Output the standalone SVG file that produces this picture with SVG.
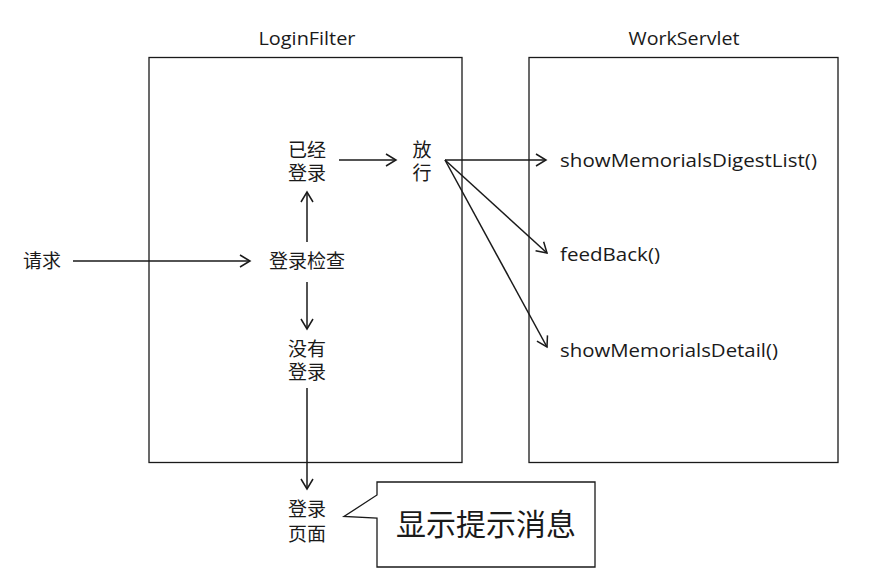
<svg xmlns="http://www.w3.org/2000/svg" width="872" height="587" viewBox="0 0 872 587">
<defs>
<style>
.box{fill:none;stroke:#1a1a1a;stroke-width:1.3}
.ln{fill:none;stroke:#1a1a1a;stroke-width:1.5;marker-end:url(#ah)}
.cn{font-family:"Noto Sans CJK SC","Noto Sans",sans-serif;font-size:19px;fill:#1a1a1a;text-anchor:middle}
.en{font-family:"Open Sans","Liberation Sans",sans-serif;font-size:18px;fill:#1a1a1a}
</style>
<marker id="ah" markerUnits="userSpaceOnUse" markerWidth="14" markerHeight="16" refX="11" refY="7" orient="auto">
<path d="M1,1 L11,7 L1,13" fill="none" stroke="#1a1a1a" stroke-width="1.5"/>
</marker>
</defs>
<rect width="872" height="587" fill="#fff"/>
<g id="loginfilter">
<rect class="box" x="149" y="57.5" width="313" height="405"/>
<text class="en" x="307" y="45" text-anchor="middle" textLength="97" lengthAdjust="spacingAndGlyphs">LoginFilter</text>
</g>
<g id="workservlet">
<rect class="box" x="529" y="57.5" width="309" height="405"/>
<text class="en" x="684" y="45" text-anchor="middle" textLength="111" lengthAdjust="spacingAndGlyphs">WorkServlet</text>
</g>
<g id="request"><text class="cn" x="42" y="268">请求</text></g>
<g id="check"><text class="cn" x="307" y="268">登录检查</text></g>
<g id="loggedin"><text class="cn" x="307" y="157">已经<tspan x="307" dy="23">登录</tspan></text></g>
<g id="pass"><text class="cn" x="422" y="157">放<tspan x="422" dy="23">行</tspan></text></g>
<g id="notlogged"><text class="cn" x="307" y="356">没有<tspan x="307" dy="23">登录</tspan></text></g>
<g id="loginpage"><text class="cn" x="307" y="516">登录<tspan x="307" dy="25">页面</tspan></text></g>
<g id="m1"><text class="en" x="560" y="167" textLength="257" lengthAdjust="spacingAndGlyphs">showMemorialsDigestList()</text></g>
<g id="m2"><text class="en" x="560" y="261" textLength="100" lengthAdjust="spacingAndGlyphs">feedBack()</text></g>
<g id="m3"><text class="en" x="560" y="357" textLength="218" lengthAdjust="spacingAndGlyphs">showMemorialsDetail()</text></g>
<g id="callout">
<path class="box" d="M377,482 L595,482 L595,567 L377,567 L377,518 L344,516.5 L377,495 Z"/>
<text x="486" y="535" text-anchor="middle" style="font-family:'Noto Sans CJK SC',sans-serif;font-size:30px;fill:#1a1a1a">显示提示消息</text>
</g>
<g id="connectors">
<line class="ln" x1="73" y1="261" x2="250" y2="261"/>
<line class="ln" x1="307" y1="242" x2="307" y2="192"/>
<line class="ln" x1="307" y1="282" x2="307" y2="329"/>
<line class="ln" x1="307" y1="388" x2="307" y2="489"/>
<line class="ln" x1="339" y1="160" x2="396" y2="160"/>
<line class="ln" x1="445" y1="160" x2="546" y2="160"/>
<line class="ln" x1="445" y1="160" x2="547" y2="253"/>
<line class="ln" x1="445" y1="160" x2="547" y2="347"/>
</g>
</svg>
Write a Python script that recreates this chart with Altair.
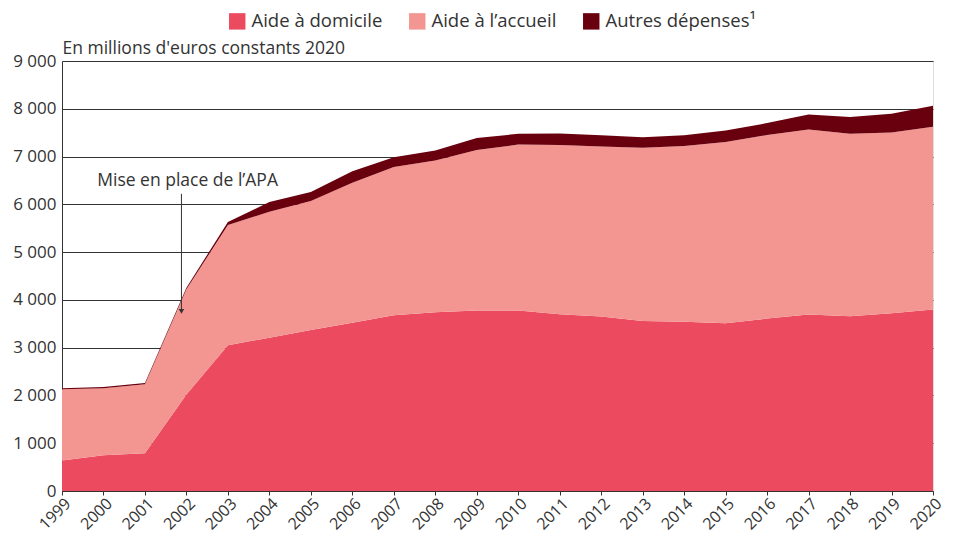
import altair as alt
import pandas as pd

years = list(range(1999, 2021))
domicile = [640, 750, 790, 2020, 3050, 3210, 3370, 3520, 3680, 3740, 3780,
            3780, 3700, 3650, 3560, 3545, 3510, 3610, 3695, 3655, 3720, 3800]
accueil = [1490, 1400, 1445, 2205, 2515, 2635, 2700, 2930, 3100, 3180, 3355,
           3470, 3540, 3560, 3625, 3675, 3795, 3840, 3870, 3820, 3785, 3825]
autres = [20, 25, 25, 30, 65, 205, 190, 245, 205, 205, 255,
          225, 240, 235, 220, 225, 240, 250, 315, 355, 390, 440]

series = ["Aide à domicile", "Aide à l’accueil", "Autres dépenses¹"]
colors = ["#EC4A5F", "#F39591", "#69000E"]

rows = []
for i, y in enumerate(years):
    for k, (name, vals) in enumerate(zip(series, [domicile, accueil, autres])):
        rows.append({"annee": y, "serie": name, "valeur": vals[i], "ordre": k})
df = pd.DataFrame(rows)

annot_text = ["Mise en place de l’APA"]
annot_x = [1999.85]
annot_y = [6390]
arrow_x = [2001.88]
arrow_top = [6220]
arrow_bottom = [3760]

font = "Open Sans"
txt = "#333333"

x_scale = alt.Scale(domain=[1999, 2020], nice=False, zero=False)
y_scale = alt.Scale(domain=[0, 9000], nice=False)

area = alt.Chart(df).mark_area(opacity=1).encode(
    x=alt.X("annee:Q", scale=x_scale,
            axis=alt.Axis(values=years, format="d", labelAngle=-45, labelFontSize=16,
                          labelColor=txt, tickColor=txt, domainColor=txt, tickSize=4,
                          grid=False, title=None, labelPadding=0, labelFont=font)),
    y=alt.Y("valeur:Q", stack="zero", scale=y_scale,
            axis=alt.Axis(values=list(range(0, 9001, 1000)),
                          labelExpr="replace(format(datum.value, ',d'), ',', ' ')",
                          labelFontSize=17, labelColor=txt, labelFont=font,
                          ticks=False, labelPadding=6, domainColor=txt,
                          grid=True, gridColor=txt, gridWidth=1,
                          title="En millions d'euros constants 2020",
                          titleAngle=0, titleAlign="left", titleBaseline="alphabetic",
                          titleX=0, titleY=-8, titleFontSize=17.5, titleFontWeight="normal",
                          titleColor=txt, titleFont=font)),
    color=alt.Color("serie:N", scale=alt.Scale(domain=series, range=colors),
                    legend=alt.Legend(orient="none", legendX=166, legendY=-49,
                                      direction="horizontal", title=None,
                                      symbolType="square", symbolSize=270,
                                      symbolStrokeWidth=0, labelFontSize=18.5,
                                      labelColor=txt, labelFont=font,
                                      columnPadding=25, labelOffset=5)),
    order=alt.Order("ordre:Q", sort="ascending"),
)

ann_df = pd.DataFrame({"x": annot_x, "y": annot_y, "t": annot_text})
text = alt.Chart(ann_df).mark_text(align="left", baseline="alphabetic", fontSize=17.5,
                                   color=txt, font=font).encode(
    x=alt.X("x:Q", scale=x_scale), y=alt.Y("y:Q", scale=y_scale), text="t:N")

arr_df = pd.DataFrame({"x": arrow_x, "y": arrow_top, "y2": arrow_bottom})
rule = alt.Chart(arr_df).mark_rule(color=txt, strokeWidth=1).encode(
    x=alt.X("x:Q", scale=x_scale), y=alt.Y("y:Q", scale=y_scale), y2="y2:Q")
head = alt.Chart(arr_df).mark_point(shape="triangle-down", filled=True, size=30,
                                    color=txt, opacity=1).encode(
    x=alt.X("x:Q", scale=x_scale), y=alt.Y("y2:Q", scale=y_scale))

chart = alt.layer(area, text, rule, head).properties(
    width=871, height=430,
    autosize=alt.AutoSizeParams(type="none"),
    padding={"left": 54, "top": 53, "right": 15, "bottom": 42},
).configure_view(stroke=None).configure(font=font)

chart.save("out.html", embed_options={"renderer": "svg", "actions": False})
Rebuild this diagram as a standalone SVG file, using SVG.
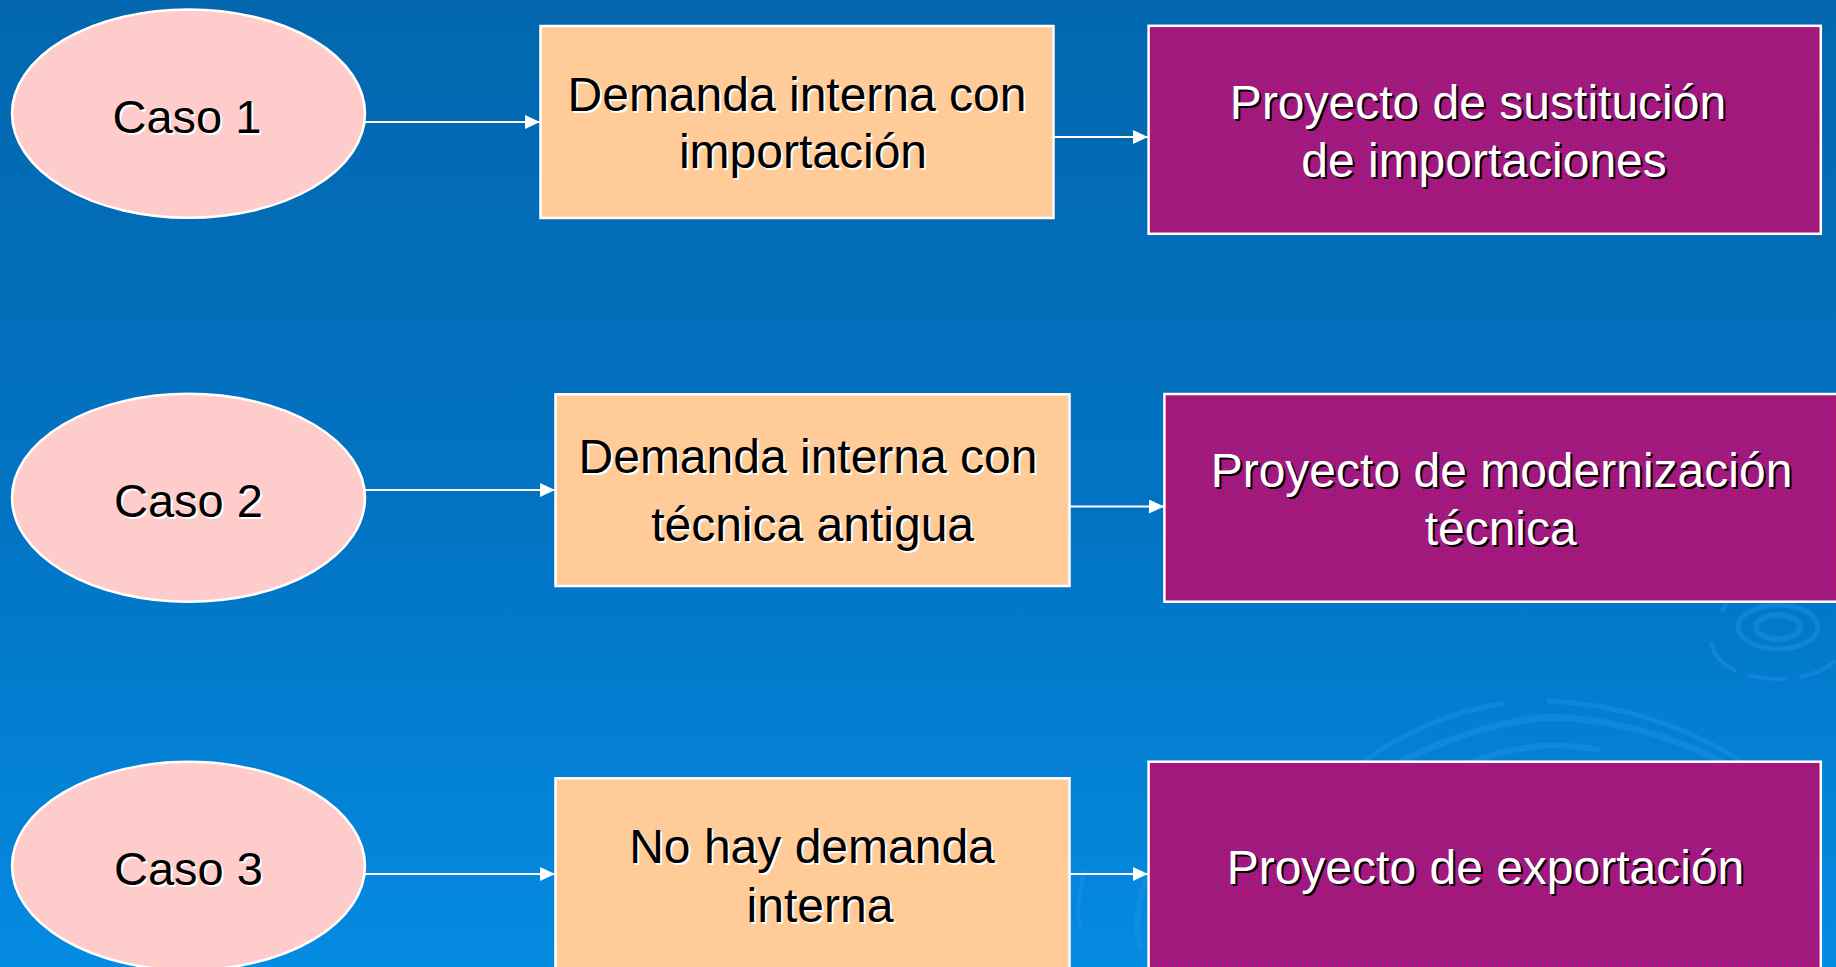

**GIVEN PROBLEM:**
Output the lines above in full and exactly as given, omitting any pictures.

**RESULT OF THIS EXERCISE:**
Output the standalone SVG file that produces this picture with SVG.
<svg xmlns="http://www.w3.org/2000/svg" width="872" height="587" viewBox="0 0 872 587">
<defs>
<style>
.box{fill:none;stroke:#1a1a1a;stroke-width:1.3}
.ln{fill:none;stroke:#1a1a1a;stroke-width:1.5;marker-end:url(#ah)}
.cn{font-family:"Noto Sans CJK SC","Noto Sans",sans-serif;font-size:19px;fill:#1a1a1a;text-anchor:middle}
.en{font-family:"Open Sans","Liberation Sans",sans-serif;font-size:18px;fill:#1a1a1a}
</style>
<marker id="ah" markerUnits="userSpaceOnUse" markerWidth="14" markerHeight="16" refX="11" refY="7" orient="auto">
<path d="M1,1 L11,7 L1,13" fill="none" stroke="#1a1a1a" stroke-width="1.5"/>
</marker>
</defs>
<rect width="872" height="587" fill="#fff"/>
<g id="loginfilter">
<rect class="box" x="149" y="57.5" width="313" height="405"/>
<text class="en" x="307" y="45" text-anchor="middle" textLength="97" lengthAdjust="spacingAndGlyphs">LoginFilter</text>
</g>
<g id="workservlet">
<rect class="box" x="529" y="57.5" width="309" height="405"/>
<text class="en" x="684" y="45" text-anchor="middle" textLength="111" lengthAdjust="spacingAndGlyphs">WorkServlet</text>
</g>
<g id="request"><text class="cn" x="42" y="268">请求</text></g>
<g id="check"><text class="cn" x="307" y="268">登录检查</text></g>
<g id="loggedin"><text class="cn" x="307" y="157">已经<tspan x="307" dy="23">登录</tspan></text></g>
<g id="pass"><text class="cn" x="422" y="157">放<tspan x="422" dy="23">行</tspan></text></g>
<g id="notlogged"><text class="cn" x="307" y="356">没有<tspan x="307" dy="23">登录</tspan></text></g>
<g id="loginpage"><text class="cn" x="307" y="516">登录<tspan x="307" dy="25">页面</tspan></text></g>
<g id="m1"><text class="en" x="560" y="167" textLength="257" lengthAdjust="spacingAndGlyphs">showMemorialsDigestList()</text></g>
<g id="m2"><text class="en" x="560" y="261" textLength="100" lengthAdjust="spacingAndGlyphs">feedBack()</text></g>
<g id="m3"><text class="en" x="560" y="357" textLength="218" lengthAdjust="spacingAndGlyphs">showMemorialsDetail()</text></g>
<g id="callout">
<path class="box" d="M377,482 L595,482 L595,567 L377,567 L377,518 L344,516.5 L377,495 Z"/>
<text x="486" y="535" text-anchor="middle" style="font-family:'Noto Sans CJK SC',sans-serif;font-size:30px;fill:#1a1a1a">显示提示消息</text>
</g>
<g id="connectors">
<line class="ln" x1="73" y1="261" x2="250" y2="261"/>
<line class="ln" x1="307" y1="242" x2="307" y2="192"/>
<line class="ln" x1="307" y1="282" x2="307" y2="329"/>
<line class="ln" x1="307" y1="388" x2="307" y2="489"/>
<line class="ln" x1="339" y1="160" x2="396" y2="160"/>
<line class="ln" x1="445" y1="160" x2="546" y2="160"/>
<line class="ln" x1="445" y1="160" x2="547" y2="253"/>
<line class="ln" x1="445" y1="160" x2="547" y2="347"/>
</g>
</svg>
Write a Python script that recreates this chart with Altair.
import altair as alt
import pandas as pd

years = list(range(1999, 2021))
domicile = [640, 750, 790, 2020, 3050, 3210, 3370, 3520, 3680, 3740, 3780,
            3780, 3700, 3650, 3560, 3545, 3510, 3610, 3695, 3655, 3720, 3800]
accueil = [1490, 1400, 1445, 2205, 2515, 2635, 2700, 2930, 3100, 3180, 3355,
           3470, 3540, 3560, 3625, 3675, 3795, 3840, 3870, 3820, 3785, 3825]
autres = [20, 25, 25, 30, 65, 205, 190, 245, 205, 205, 255,
          225, 240, 235, 220, 225, 240, 250, 315, 355, 390, 440]

series = ["Aide à domicile", "Aide à l’accueil", "Autres dépenses¹"]
colors = ["#EC4A5F", "#F39591", "#69000E"]

rows = []
for i, y in enumerate(years):
    for k, (name, vals) in enumerate(zip(series, [domicile, accueil, autres])):
        rows.append({"annee": y, "serie": name, "valeur": vals[i], "ordre": k})
df = pd.DataFrame(rows)

annot_text = ["Mise en place de l’APA"]
annot_x = [1999.85]
annot_y = [6390]
arrow_x = [2001.88]
arrow_top = [6220]
arrow_bottom = [3760]

font = "Open Sans"
txt = "#333333"

x_scale = alt.Scale(domain=[1999, 2020], nice=False, zero=False)
y_scale = alt.Scale(domain=[0, 9000], nice=False)

area = alt.Chart(df).mark_area(opacity=1).encode(
    x=alt.X("annee:Q", scale=x_scale,
            axis=alt.Axis(values=years, format="d", labelAngle=-45, labelFontSize=16,
                          labelColor=txt, tickColor=txt, domainColor=txt, tickSize=4,
                          grid=False, title=None, labelPadding=0, labelFont=font)),
    y=alt.Y("valeur:Q", stack="zero", scale=y_scale,
            axis=alt.Axis(values=list(range(0, 9001, 1000)),
                          labelExpr="replace(format(datum.value, ',d'), ',', ' ')",
                          labelFontSize=17, labelColor=txt, labelFont=font,
                          ticks=False, labelPadding=6, domainColor=txt,
                          grid=True, gridColor=txt, gridWidth=1,
                          title="En millions d'euros constants 2020",
                          titleAngle=0, titleAlign="left", titleBaseline="alphabetic",
                          titleX=0, titleY=-8, titleFontSize=17.5, titleFontWeight="normal",
                          titleColor=txt, titleFont=font)),
    color=alt.Color("serie:N", scale=alt.Scale(domain=series, range=colors),
                    legend=alt.Legend(orient="none", legendX=166, legendY=-49,
                                      direction="horizontal", title=None,
                                      symbolType="square", symbolSize=270,
                                      symbolStrokeWidth=0, labelFontSize=18.5,
                                      labelColor=txt, labelFont=font,
                                      columnPadding=25, labelOffset=5)),
    order=alt.Order("ordre:Q", sort="ascending"),
)

ann_df = pd.DataFrame({"x": annot_x, "y": annot_y, "t": annot_text})
text = alt.Chart(ann_df).mark_text(align="left", baseline="alphabetic", fontSize=17.5,
                                   color=txt, font=font).encode(
    x=alt.X("x:Q", scale=x_scale), y=alt.Y("y:Q", scale=y_scale), text="t:N")

arr_df = pd.DataFrame({"x": arrow_x, "y": arrow_top, "y2": arrow_bottom})
rule = alt.Chart(arr_df).mark_rule(color=txt, strokeWidth=1).encode(
    x=alt.X("x:Q", scale=x_scale), y=alt.Y("y:Q", scale=y_scale), y2="y2:Q")
head = alt.Chart(arr_df).mark_point(shape="triangle-down", filled=True, size=30,
                                    color=txt, opacity=1).encode(
    x=alt.X("x:Q", scale=x_scale), y=alt.Y("y2:Q", scale=y_scale))

chart = alt.layer(area, text, rule, head).properties(
    width=871, height=430,
    autosize=alt.AutoSizeParams(type="none"),
    padding={"left": 54, "top": 53, "right": 15, "bottom": 42},
).configure_view(stroke=None).configure(font=font)

chart.save("out.html", embed_options={"renderer": "svg", "actions": False})
Rebuild this diagram as a standalone SVG file, using SVG.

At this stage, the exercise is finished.